Heritage Crime (and Legislation in Wales)

What is heritage crime? Well, we can link it in to non-heritage crime quite easily; thievery, vandalism, destruction. But what can we do to prevent this damage to our important heritage sites?

In heritage the theft of lead from the roofs of churches causes damage not only by removing the metal but also due to water getting into the building afterwards. Vandalism includes graffiti on buildings and monuments of cultural import which then costs thousands of pounds to remove in order to restore the monument to its previous non-vandalised condition. Destruction, whether purposeful or accidental, is a great threat to heritage; the repair of such damage affects the integrity of monument and there is no way to recover a completely destroyed monument. The unlawful alteration of listed buildings or buildings in conservation areas, unauthorised excavation and illegal metal detecting are also heritage crimes. These crimes all impact upon heritage and hinder the preservation of important buildings and archaeological sites all around the world. The devastation of these sites can lead to the destruction of important ties between us and our past.

So what can be done to prevent heritage crime? In order to conserve our finite, fragile heritage we must first develop ways to protect it. Our heritage, our history; our cultural legacy left to us by the people who shared our landscape during the centuries and millennia before us is important not just to us but to also to the people of the future.

In 2011 English Heritage devised the ‘Heritage Crime Programme’ which outlines ways in which to protect heritage assets through working in conjunction with the Police, the Crown Prosecution Service and local authorities. Alongside this is the Alliance to Reduce Crime Against Heritage (ARCH) which is a national network of volunteers who set out to tackle heritage crime through gaining local support and alerting the community to the damage caused by the criminal and destructive actions of others. One major heritage crime prevention initiative is currently being promoted by Cheshire West and Chester Council – a campaign is under way to alert the community to heritage crime. A list of crimes to heritage is presented along with instructions on how to report any witnessed heritage crime. This is a step in the right direction for the protection of our heritage and other counties in England appear to be following the example of setting up a heritage crime prevention procedure.

With the level of heritage crime increasing with the continuing recession it is vitally important that more of these initiatives are introduced across the UK to prevent the loss or damage of important heritage assets. However, as far as I am aware, Wales currently has no such plan. That is, a plan dedicated specifically to the prevention of heritage crime. Cadw itself is dedicated to conserving Wales’ heritage to the best possible standard, which is a commendable aim indeed, and they do a very good job considering just how much heritage there is in Wales. But is that enough to protect our heritage from those who steal, damage or destroy it, whether intentionally or accidentally?
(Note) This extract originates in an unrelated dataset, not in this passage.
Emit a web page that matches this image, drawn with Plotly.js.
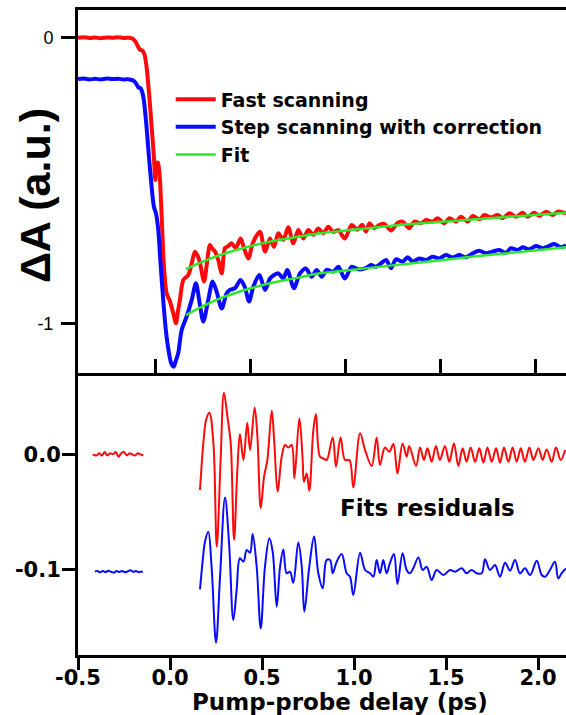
<!DOCTYPE html>
<html>
<head>
<meta charset="utf-8">
<script src="https://cdn.plot.ly/plotly-3.0.1.min.js"></script>
<style>html,body{margin:0;padding:0;background:#fff;}</style>
</head>
<body>
<div id="chart" style="width:566px;height:715px;"></div>
<script>
// ---------- Top panel: transient absorption (top-axis time, ps) ----------
const fastX = [-0.410,-0.380,-0.350,-0.320,-0.290,-0.260,-0.230,-0.200,-0.170,-0.140,-0.125,-0.110,-0.095,-0.085,-0.075,-0.068,-0.060,-0.050,-0.035,-0.023,-0.011,-0.004,0.003,0.010,0.015,0.021,0.030,0.042,0.056,0.074,0.091,0.105,0.115,0.126,0.144,0.170,0.188,0.205,0.220,0.232,0.253,0.268,0.284,0.298,0.311,0.328,0.346,0.363,0.380,0.398,0.420,0.445,0.465,0.486,0.509,0.547,0.574,0.600,0.621,0.644,0.670,0.696,0.723,0.749,0.775,0.802,0.828,0.854,0.880,0.907,0.933,0.960,0.994,1.030,1.060,1.085,1.105,1.123,1.149,1.175,1.202,1.237,1.272,1.298,1.333,1.360,1.395,1.421,1.456,1.482,1.518,1.544,1.579,1.605,1.640,1.667,1.702,1.728,1.763,1.798,1.825,1.860,1.895,1.930,1.956,1.991,2.018,2.053,2.088,2.114,2.158];
const fastY = [0.000,0.002,-0.001,0.001,-0.002,0.001,0.000,0.002,-0.001,0.000,-0.003,-0.012,-0.030,-0.042,-0.044,-0.048,-0.060,-0.100,-0.207,-0.312,-0.417,-0.498,-0.440,-0.437,-0.455,-0.498,-0.627,-0.802,-0.895,-0.924,-0.965,-1.000,-0.960,-0.918,-0.848,-0.831,-0.790,-0.749,-0.765,-0.790,-0.854,-0.790,-0.726,-0.740,-0.749,-0.779,-0.825,-0.737,-0.730,-0.720,-0.737,-0.703,-0.740,-0.773,-0.720,-0.679,-0.749,-0.703,-0.732,-0.685,-0.708,-0.664,-0.720,-0.673,-0.703,-0.673,-0.690,-0.668,-0.685,-0.662,-0.680,-0.674,-0.703,-0.656,-0.672,-0.655,-0.679,-0.650,-0.667,-0.656,-0.652,-0.675,-0.648,-0.644,-0.667,-0.644,-0.650,-0.638,-0.644,-0.632,-0.650,-0.632,-0.644,-0.627,-0.644,-0.624,-0.636,-0.621,-0.629,-0.621,-0.632,-0.615,-0.627,-0.613,-0.627,-0.613,-0.624,-0.609,-0.621,-0.609,-0.615];

const stepX = [-0.410,-0.380,-0.350,-0.320,-0.290,-0.260,-0.230,-0.200,-0.170,-0.140,-0.120,-0.105,-0.093,-0.081,-0.067,-0.053,-0.037,-0.023,-0.011,0.000,0.012,0.024,0.038,0.052,0.066,0.080,0.093,0.105,0.117,0.135,0.161,0.188,0.210,0.230,0.249,0.275,0.298,0.319,0.346,0.372,0.389,0.416,0.445,0.467,0.490,0.512,0.544,0.574,0.600,0.621,0.644,0.670,0.691,0.726,0.758,0.789,0.819,0.846,0.872,0.898,0.933,0.960,0.994,1.030,1.065,1.105,1.132,1.158,1.184,1.211,1.237,1.263,1.298,1.325,1.351,1.386,1.421,1.456,1.491,1.526,1.561,1.596,1.632,1.667,1.702,1.737,1.772,1.807,1.842,1.868,1.904,1.930,1.965,2.000,2.035,2.070,2.096,2.132,2.158];
const stepY = [-0.145,-0.143,-0.146,-0.144,-0.146,-0.143,-0.145,-0.144,-0.146,-0.146,-0.150,-0.160,-0.174,-0.177,-0.206,-0.288,-0.417,-0.522,-0.592,-0.615,-0.673,-0.790,-0.918,-1.024,-1.094,-1.140,-1.152,-1.130,-1.105,-1.024,-0.977,-0.918,-0.860,-0.930,-0.994,-0.918,-0.854,-0.889,-0.948,-0.895,-0.883,-0.877,-0.848,-0.872,-0.924,-0.872,-0.831,-0.883,-0.843,-0.831,-0.825,-0.843,-0.813,-0.877,-0.825,-0.808,-0.837,-0.813,-0.837,-0.813,-0.819,-0.802,-0.843,-0.802,-0.811,-0.807,-0.796,-0.802,-0.790,-0.778,-0.807,-0.776,-0.784,-0.769,-0.784,-0.773,-0.778,-0.767,-0.773,-0.761,-0.769,-0.761,-0.769,-0.755,-0.746,-0.755,-0.749,-0.743,-0.753,-0.737,-0.743,-0.734,-0.741,-0.729,-0.737,-0.729,-0.722,-0.734,-0.726];

const fitFastX = [0.158,0.250,0.337,0.450,0.600,0.750,0.863,1.000,1.232,1.400,1.632,1.900,2.158];
const fitFastY = [-0.810,-0.783,-0.761,-0.738,-0.714,-0.697,-0.685,-0.675,-0.659,-0.650,-0.638,-0.625,-0.613];
const fitStepX = [0.158,0.250,0.337,0.450,0.600,0.750,0.863,1.000,1.232,1.400,1.632,1.900,2.158];
const fitStepY = [-0.971,-0.939,-0.913,-0.887,-0.860,-0.840,-0.825,-0.815,-0.798,-0.786,-0.769,-0.751,-0.734];

// ---------- Bottom panel: fit residuals (ps) ----------
const resFastX = [-0.420,-0.400,-0.385,-0.370,-0.355,-0.340,-0.325,-0.310,-0.295,-0.280,-0.265,-0.250,-0.235,-0.220,-0.205,-0.190,-0.175,-0.160,-0.145,null,
 0.163,0.181,0.196,0.214,0.236,0.254,0.275,0.293,0.312,0.330,0.348,0.366,0.380,0.399,0.420,0.435,0.460,0.475,0.493,0.511,0.529,0.553,0.567,0.585,0.607,0.625,0.643,0.661,0.676,0.703,0.721,0.728,0.743,0.757,0.779,0.793,0.815,0.833,0.851,0.884,0.902,0.927,0.951,0.975,0.996,1.033,1.060,1.096,1.123,1.141,1.168,1.192,1.214,1.236,1.264,1.286,1.300,1.337,1.359,1.380,1.399,1.422,1.445,1.467,1.494,1.518,1.543,1.567,1.590,1.612,1.634,1.658,1.681,1.703,1.725,1.748,1.772,1.793,1.815,1.839,1.862,1.884,1.906,1.929,1.953,1.975,2.002,2.025,2.047,2.074,2.098,2.123,2.147];
const resFastY = [0.000,-0.001,0.001,-0.001,0.002,-0.001,0.001,0.000,0.002,-0.002,0.001,0.002,-0.001,0.001,0.000,-0.001,0.001,0.000,-0.001,null,
 -0.0309,0.0095,0.0297,0.0361,0.0095,-0.0800,-0.0049,0.0534,0.0326,0.0095,-0.0742,-0.0136,0.0176,-0.0049,0.0274,0.0037,0.0407,0.0153,-0.0468,-0.0194,-0.0049,0.0378,0.0095,-0.0324,-0.0020,0.0081,0.0060,0.0081,-0.0208,0.0312,-0.0049,-0.0237,-0.0165,-0.0315,0.0211,0.0349,-0.0020,-0.0035,-0.0049,0.0147,-0.0107,0.0147,-0.0049,-0.0049,-0.0286,0.0182,0.0037,-0.0101,0.0147,-0.0092,0.0060,0.0023,0.0089,-0.0165,0.0095,-0.0020,0.0072,-0.0101,0.0060,-0.0049,0.0052,-0.0064,0.0072,-0.0049,0.0072,-0.0064,0.0095,-0.0101,0.0052,-0.0064,0.0060,-0.0064,0.0052,-0.0072,0.0060,-0.0064,0.0052,-0.0072,0.0060,-0.0064,0.0060,-0.0064,0.0052,-0.0064,0.0060,-0.0049,0.0052,-0.0049,0.0043,-0.0064,0.0060,-0.0049,0.0037];

const resStepX = [-0.408,-0.395,-0.380,-0.365,-0.350,-0.335,-0.320,-0.305,-0.290,-0.275,-0.260,-0.245,-0.230,-0.215,-0.200,-0.185,-0.170,-0.158,-0.148,null,
 0.163,0.178,0.190,0.208,0.226,0.250,0.272,0.299,0.321,0.344,0.362,0.380,0.399,0.417,0.435,0.449,0.471,0.493,0.516,0.540,0.558,0.580,0.598,0.616,0.634,0.652,0.670,0.697,0.716,0.730,0.757,0.783,0.806,0.830,0.851,0.870,0.884,0.906,0.933,0.960,0.978,0.996,1.033,1.060,1.087,1.105,1.123,1.141,1.159,1.177,1.196,1.217,1.236,1.264,1.286,1.304,1.322,1.350,1.373,1.395,1.422,1.449,1.486,1.522,1.549,1.585,1.612,1.639,1.667,1.694,1.712,1.739,1.766,1.793,1.821,1.848,1.875,1.902,1.929,1.957,1.993,2.020,2.038,2.065,2.092,2.110,2.128,2.152];
const resStepY = [-0.1015,-0.1010,-0.1022,-0.1012,-0.1020,-0.1008,-0.1018,-0.1025,-0.1012,-0.1020,-0.1010,-0.1022,-0.1015,-0.1005,-0.1018,-0.1012,-0.1022,-0.1015,-0.1020,null,
 -0.1170,-0.0916,-0.0757,-0.0670,-0.0974,-0.1632,-0.1060,-0.0373,-0.0771,-0.1436,-0.1176,-0.0901,-0.0930,-0.0829,-0.0852,-0.0691,-0.0974,-0.1508,-0.0974,-0.0728,-0.0844,-0.1320,-0.0974,-0.0824,-0.1031,-0.1017,-0.1112,-0.0765,-0.0974,-0.1363,-0.0974,-0.0713,-0.1031,-0.1161,-0.0916,-0.0916,-0.1031,-0.0930,-0.0864,-0.1031,-0.1060,-0.1219,-0.0852,-0.1002,-0.1031,-0.1060,-0.0916,-0.1031,-0.0916,-0.1031,-0.0939,-0.0864,-0.1124,-0.0858,-0.1002,-0.1031,-0.0988,-0.0893,-0.1002,-0.0974,-0.1089,-0.1002,-0.1046,-0.1002,-0.1017,-0.0988,-0.1031,-0.1002,-0.1031,-0.1031,-0.0910,-0.1002,-0.0959,-0.1060,-0.0939,-0.1008,-0.0916,-0.1031,-0.0988,-0.1046,-0.0922,-0.1046,-0.1060,-0.1002,-0.0930,-0.1075,-0.1031,-0.0988];

// ---------- Ticks and labels ----------
const bottomTickVals = [-0.5,0,0.5,1,1.5,2];
const bottomTickText = ['-0.5','0.0','0.5','1.0','1.5','2.0'];
const topTickVals = [0,0.5,1,1.5,2];
const resTickVals = [0,-0.1];
const resTickText = ['0.0','-0.1'];
const absTickVals = [0,-1];
const absTickText = ['0','-1'];
const seriesNames = ['Fast scanning','Step scanning with correction','Fit'];

const RED = '#ff0a0a', BLUE = '#0a0aff', GREEN = '#2ee82e';
const BOLD_WIDE = {family:'DejaVu Sans, sans-serif', weight:'bold', color:'#000'};

const traces = [
  {x:fastX, y:fastY, xaxis:'x2', yaxis:'y2', mode:'lines', name:seriesNames[0],
   line:{color:RED, width:4, shape:'spline', smoothing:0.8}},
  {x:stepX, y:stepY, xaxis:'x2', yaxis:'y2', mode:'lines', name:seriesNames[1],
   line:{color:BLUE, width:4, shape:'spline', smoothing:0.8}},
  {x:fitFastX, y:fitFastY, xaxis:'x2', yaxis:'y2', mode:'lines', name:seriesNames[2],
   line:{color:GREEN, width:2.5, shape:'spline'}},
  {x:fitStepX, y:fitStepY, xaxis:'x2', yaxis:'y2', mode:'lines', name:seriesNames[2], showlegend:false,
   line:{color:GREEN, width:2.5, shape:'spline'}},
  {x:resFastX, y:resFastY, xaxis:'x', yaxis:'y', mode:'lines', showlegend:false, connectgaps:false,
   line:{color:RED, width:2, shape:'spline', smoothing:1}},
  {x:resStepX, y:resStepY, xaxis:'x', yaxis:'y', mode:'lines', showlegend:false, connectgaps:false,
   line:{color:BLUE, width:2, shape:'spline', smoothing:1}}
];

const splitY = 0.4372;
const axisCommon = {showgrid:false, zeroline:false, showline:true, linewidth:3, linecolor:'#000',
  tickwidth:3, tickcolor:'#000', fixedrange:true};

const layout = {
  width:566, height:715,
  margin:{l:78, r:0, t:10, b:60, pad:0},
  paper_bgcolor:'#fff', plot_bgcolor:'#fff',
  showlegend:true,
  legend:{x:0.19, y:0.891, xanchor:'left', yanchor:'top', bgcolor:'rgba(0,0,0,0)',
    font:{family:'DejaVu Sans, sans-serif', size:19, weight:'bold', color:'#000'},
    itemwidth:40, tracegroupgap:0, borderwidth:0},
  xaxis: Object.assign({}, axisCommon, {domain:[0,1], range:[-0.5,2.152], anchor:'y',
    tickmode:'array', tickvals:bottomTickVals, ticktext:bottomTickText,
    ticks:'outside', ticklen:12, ticklabelstandoff:-10, tickfont:Object.assign({size:21}, BOLD_WIDE)}),
  yaxis: Object.assign({}, axisCommon, {domain:[0,splitY], range:[-0.1739,0.0705], anchor:'x',
    tickmode:'array', tickvals:resTickVals, ticktext:resTickText,
    ticks:'outside', ticklen:13, ticklabelstandoff:-3, tickfont:Object.assign({size:21}, BOLD_WIDE)}),
  xaxis2: Object.assign({}, axisCommon, {domain:[0,1], range:[-0.4105,2.158], anchor:'y2',
    tickmode:'array', tickvals:topTickVals, showticklabels:false, mirror:true,
    ticks:'inside', ticklen:14}),
  yaxis2: Object.assign({}, axisCommon, {domain:[splitY,1], range:[-1.174,0.097], anchor:'x2',
    tickmode:'array', tickvals:absTickVals, ticktext:absTickText,
    ticks:'outside', ticklen:14, ticklabelstandoff:4,
    tickfont:{family:'Liberation Sans, Arial, sans-serif', size:18, color:'#000'}}),
  annotations:[
    {text:'ΔA (a.u.)', xref:'paper', yref:'paper', x:-0.088, y:0.7116, xanchor:'center', yanchor:'middle',
     textangle:-90, showarrow:false,
     font:{family:'Liberation Sans, Arial, sans-serif', size:43, weight:'bold', color:'#000'}},
    {text:'Pump-probe delay (ps)', xref:'paper', yref:'paper', x:0.537, y:-0.0729, xanchor:'center', yanchor:'middle',
     showarrow:false, font:Object.assign({size:23}, BOLD_WIDE)},
    {text:'Fits residuals', xref:'x', yref:'y', x:1.397, y:-0.0465, xanchor:'center', yanchor:'middle',
     showarrow:false, font:Object.assign({size:23}, BOLD_WIDE)}
  ]
};

Plotly.newPlot('chart', traces, layout, {displayModeBar:false, staticPlot:true});
</script>
</body>
</html>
In their 2011-16 priorities, Cadw have specified that tackling heritage at risk is important and that they will take action to identify and address Wales’ heritage at risk, monitor the condition of and support management of historic assets and to review industrial heritage sites. The prevention of heritage crime is a target in English Heritage’s ‘National Heritage Protection Plan’ (NHPP) which ensures that there is a procedure in place to tackle this crime.

In view of the apparent success achieved by English Heritage and their ‘Heritage Crime Programme’ it would seem that a similar initiative would be beneficial to the heritage in Wales. A network of various organisations and local authorities and community members who could create a similar group to ARCH would provide much needed protection to many of Wales’ heritage sites. In England, all National Parks have joined ARCH however only the Peak District National Park has signed up to the Memorandum of Understanding. If Wales were to develop a similar plan ‘to conserve and protect’ it would give the National Parks, The Brecon Beacons National Park included, a guideline to the prevention of heritage crime.


4 thoughts on “Heritage Crime (and Legislation in Wales)

  1. Michael Fogg

    An interesting article. In your opinion, would Wales be able to use the ARCH Memorandum of Understanding, or is it the case that Wales has some specific needs that would not be catered for by this. England & Wales fall under the same legal system, and so the crimes are offences against the same acts. As justice is not a devolved matter, vandalism would be a crime as per the Criminal Damage Act 1971 and theft as per the Theft Act 1968 regardless of which side of Offa’s Dyke it took place.

    1. hspheritage Post author

      Well, I’m not sure if this is going to make sense, but here goes; Yes, we have the same legal system. However, our archaeology and heritage is not governed by the same body, so even though we have the same laws It is not logistically possible for Trusts in Wales to be part of ARCH. Cadw would have to create a specific group for Wales even though it would be covering and dealing with the same issues and crimes.